Birincisi “1923-1950 Kdz. Ereğli Futbol Tarihi” bu tamamen kendi imkanlarımla sponsor
sorunuyla boğuşarak gerçekleşti. Diğeri “Kurtuluş Savaşında Bir Destan Gazi
Alemdar Gemisi” Deniz Kuvvetlerine hazırladığım için sponsor kaygısı olmadan
zevkli bir çalışma idi. Yeri gelmişken Gazi
Alemdar Gemisinin müze çalışmaları aşamasında tanıştığım kitabı yazmam için
benden destek isteyen sıra dışı ve enerjik bir yapıya sahip olan o dönemin
Karadeniz Bölge Komutanı Sayın Türker
ERTÜRK’e buradan bir kez daha teşekkürü bir borç bilirim. Ayrıca uyumlu bir
çalışma yürüttüğümüz Binbaşı Sayın Mehmet DÖNMEZ’i de unutmamak gerekir.
Kitaplar için o kadar acelemde yok
sponsor peşinde koşmak istemiyorum ve büyük ihtimalle kendi imkanlarımla da
olsa zamanı gelince Allah nasip ederse. kitaplarımı yayımlayacağım. Birde
hedeflediğim bir proje var çok farklı ve alanında belki bir ilk olacak
çalışmalarımda yer alan kahramanlarımın hayatlarından ilginç kesitler sunan bir
nevi stand up bol görselli gerekli yerlerde kısa video hatta müziklerle bir
program ve benim kişisel müzem o şahıslara ait fotoğraf, resmi evrak ve imzalı
kitapları aynı anda bir sergiyle tanıtmak çünkü sahaflardan topladığım o kadar
ilginç belge birikti ki bunlardan biri benim için çok daha değerli 1942 yılında
22 yaşında vefat eden ve şu an hayatı bir filme konu olan Rüştü ONUR’un
kartviziti talihin bir cilvesi bana ulaştı. Ayrıca meşhur şair Behçet Kemal
ÇAĞLAR imzalı Akın Tahir KARAUĞUZ’a hediye edilmiş şiir kitabı da çok önemli
bir belge olarak şahsi koleksiyonumda yer alıyor.
Bu röportajı benimle gerçekleştiren siz Özge Hanım ve tüm GazetEreğli
ailesine teşekkür ederim. Ayrıca sizlerle özel bir gönül bağım var. Şöyle ki
son iki sene içinde “YAKIN TARİHİMİZDE İZ BIRAKANLAR” yazı dizimle 24 sayıda
okuyucularımla buluşmuş olduk. Yerel anlamda belki de Ereğli basın tarihinde bu
kadar uzun soluklu başka bir çalışma bildiğim kadarıyla yok.

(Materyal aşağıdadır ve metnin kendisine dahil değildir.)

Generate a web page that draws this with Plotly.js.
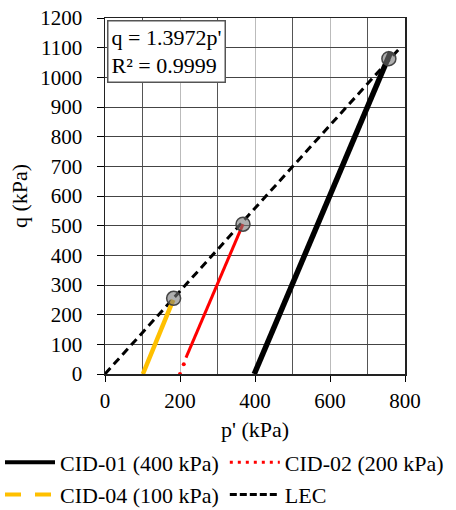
<!DOCTYPE html>
<html>
<head>
<meta charset="utf-8">
<script src="https://cdn.plot.ly/plotly-3.0.1.min.js"></script>
<style>html,body{margin:0;padding:0;background:#fff;}#chart{width:456px;height:510px;}</style>
</head>
<body>
<div id="chart"></div>
<script>
// Stress paths (p', q) in kPa
const cid01P = [398, 450, 500, 550, 600, 650, 700, 740, 762];
const cid01Q = [0, 155, 305, 455, 605, 755, 905, 1025, 1086];
const cid02SparseP = [200, 210];
const cid02SparseQ = [0, 33];
const cid02P = [216, 250, 290, 330, 368];
const cid02Q = [55, 155, 275, 395, 505];
const cid04P = [101, 120, 140, 160, 182];
const cid04Q = [0, 57, 118, 178, 250];
const lecP = [0, 785];
const lecQ = [0, 1097];
// Failure points
const failP = [757, 368, 183];
const failQ = [1063, 505, 255];

const seriesNames = ['CID-01 (400 kPa)', 'CID-02 (200 kPa)', 'CID-04 (100 kPa)', 'LEC'];
const xTicks = [0, 200, 400, 600, 800];
const yTicks = [0, 100, 200, 300, 400, 500, 600, 700, 800, 900, 1000, 1100, 1200];

const FONT = 'Liberation Serif, Times New Roman, serif';
const FS = 21;   // tick labels
const FT = 22;   // titles, legend, annotation

const traces = [
  {x: lecP, y: lecQ, mode: 'lines', line: {color: '#000', width: 3, dash: '8px,5px'}, showlegend: false, hoverinfo: 'skip'},
  {x: cid04P, y: cid04Q, mode: 'lines', line: {color: '#FFC000', width: 4.5}, showlegend: false},
  {x: cid02SparseP, y: cid02SparseQ, mode: 'markers', marker: {color: '#FF0000', size: 4}, showlegend: false},
  {x: cid02P, y: cid02Q, mode: 'lines', line: {color: '#FF0000', width: 3}, showlegend: false},
  {x: cid01P, y: cid01Q, mode: 'lines', line: {color: '#000', width: 5.5}, showlegend: false},
  {x: failP, y: failQ, mode: 'markers', marker: {color: 'rgba(120,120,120,0.6)', size: 14, line: {color: '#444', width: 1.5}}, showlegend: false},
  // legend entries
  {x: [null], y: [null], mode: 'lines', name: seriesNames[0], line: {color: '#000', width: 4}, legend: 'legend'},
  {x: [null], y: [null], mode: 'lines', name: seriesNames[1], line: {color: '#FF0000', width: 3, dash: '3px,5px'}, legend: 'legend2'},
  {x: [null], y: [null], mode: 'lines', name: seriesNames[2], line: {color: '#FFC000', width: 4, dash: '16px,14px'}, legend: 'legend3'},
  {x: [null], y: [null], mode: 'lines', name: seriesNames[3], line: {color: '#000', width: 3, dash: '7px,3px'}, legend: 'legend4'}
];

const legendBase = {
  orientation: 'h', xref: 'container', yref: 'container', xanchor: 'left', yanchor: 'middle',
  itemwidth: 50,
  font: {family: FONT, size: FT, color: '#000'}, bgcolor: 'rgba(0,0,0,0)', borderwidth: 0
};

const layout = {
  width: 456, height: 510,
  margin: {l: 105, r: 51, t: 18, b: 136, autoexpand: false},
  paper_bgcolor: '#fff', plot_bgcolor: '#fff',
  font: {family: FONT, size: FS, color: '#000'},
  xaxis: {
    range: [0, 800], tickvals: xTicks, ticktext: xTicks.map(String),
    ticks: 'outside', ticklen: 6, tickcolor: '#000', automargin: true, ticklabelstandoff: 1,
    showgrid: true, gridcolor: '#bbb', gridwidth: 1,
    minor: {dtick: 100, tick0: 0, showgrid: true, gridcolor: '#555', gridwidth: 1, ticks: ''},
    showline: true, linecolor: '#222', linewidth: 1.5, mirror: true, zeroline: false,
    tickfont: {family: FONT, size: FS},
    title: {text: "p' (kPa)", font: {family: FONT, size: FT}, standoff: 10}
  },
  yaxis: {
    range: [0, 1200], tickvals: yTicks, ticktext: yTicks.map(String),
    ticks: 'outside', ticklen: 7, tickcolor: '#000', automargin: true, ticklabelstandoff: 10,
    showgrid: true, gridcolor: '#444', gridwidth: 1,
    showline: true, linecolor: '#222', linewidth: 1.5, mirror: true, zeroline: false,
    tickfont: {family: FONT, size: FS},
    title: {text: 'q (kPa)', font: {family: FONT, size: FT}, standoff: 6}
  },
  legend: Object.assign({}, legendBase, {x: 0, y: 0.093}),
  legend2: Object.assign({}, legendBase, {x: 0.493, y: 0.093}),
  legend3: Object.assign({}, legendBase, {x: 0, y: 0.03}),
  legend4: Object.assign({}, legendBase, {x: 0.493, y: 0.03}),
  annotations: [{
    xref: 'paper', yref: 'paper', x: 0.007, y: 0.994, xanchor: 'left', yanchor: 'top',
    text: "q = 1.3972p'<br>R² = 0.9999", align: 'left', showarrow: false,
    font: {family: FONT, size: FT, color: '#000'},
    bgcolor: '#fff', bordercolor: '#555', borderwidth: 1.5, borderpad: 3
  }]
};

Plotly.newPlot('chart', traces, layout, {staticPlot: true, displayModeBar: false});
</script>
</body>
</html>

Son olarak özellikle şunu söylemek istiyorum yaptığım çalışmalarımdan
dolayı bazen istemeyerekte olsa evime çocuklarıma zaman ayıramadığım dönemler oluyor.
Bu yüzden beni hep anlayışla karşılayan ve en büyük destekçim olan sevgili eşim
Mukadder ÖZÇAKIR’ a teşekkür ediyorum.